The CARES Act, which provides businesses temporary loan relief during the CoVid-19 outbreak, became law on March 27, 2020. It provides two loan programs, The Paycheck Protection Program (PPP) and the Economic Injury Disaster Loan (EIDL) program, for small businesses, including the self-employed. Based on the way the programs are designed and our understanding of the statutory language, professional gamblers would not be eligible for the EIDL program, but they would qualify for the PPP.
The PPP loan program allows borrowers to obtain a loan in order to cover certain business-related expenses, including payroll, rent and utilities, from February through June 2020. Eligible borrowers must have been in business on or before February 15, 2020 and can apply for a loan up to 2.5x their monthly average payroll cost.
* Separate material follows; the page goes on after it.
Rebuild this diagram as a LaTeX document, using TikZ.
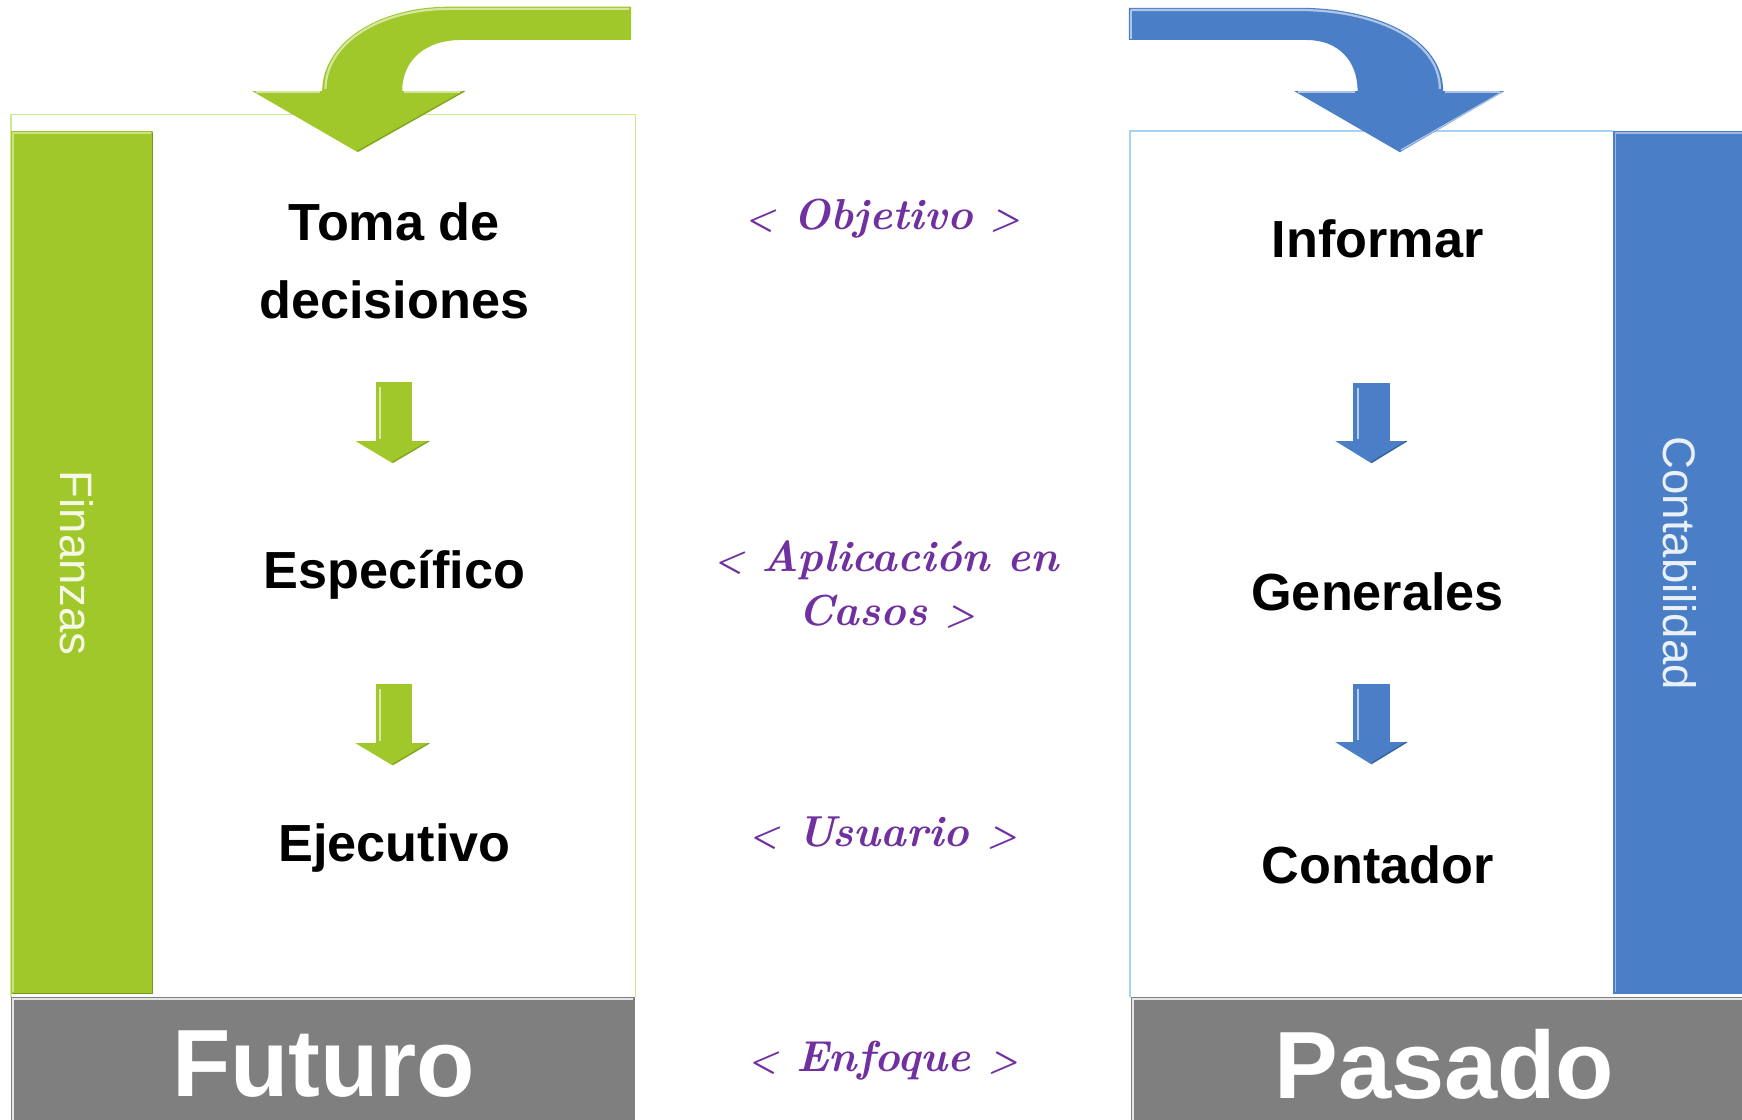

Since many professional gamblers will not have payroll costs, they will instead determine these costs using net income from 2019. In order to determine “monthly payroll”, simply divide total 2019 net income by 12. If you did not show any net profit in 2019, then you will not be eligible for a loan through the PPP. The program does not require a filed 2019 tax return, but applicants might be required to submit a draft Schedule C to verify 2019 income and expense figures.
The main benefit of this loan is that all of the loan proceeds used toward certain payroll costs should be forgiven and payments towards rent and utilities should be, at least, partially forgiven. In order to qualify for loan forgiveness, at least 75% of the funds must be spent on payroll. Any amount that does not qualify for forgiveness will be payable in monthly installments over a 2-year period, at 1% interest. Loan repayments will begin 6 months after the initial loan proceeds were received.
Professional gamblers, as self-employed individuals, will be eligible to apply beginning April 10. The program will continue to accept applications through June 30, but there is a funding cap. Applications can be obtained from the U.S. Treasury and submitted to any SBA-backed lender.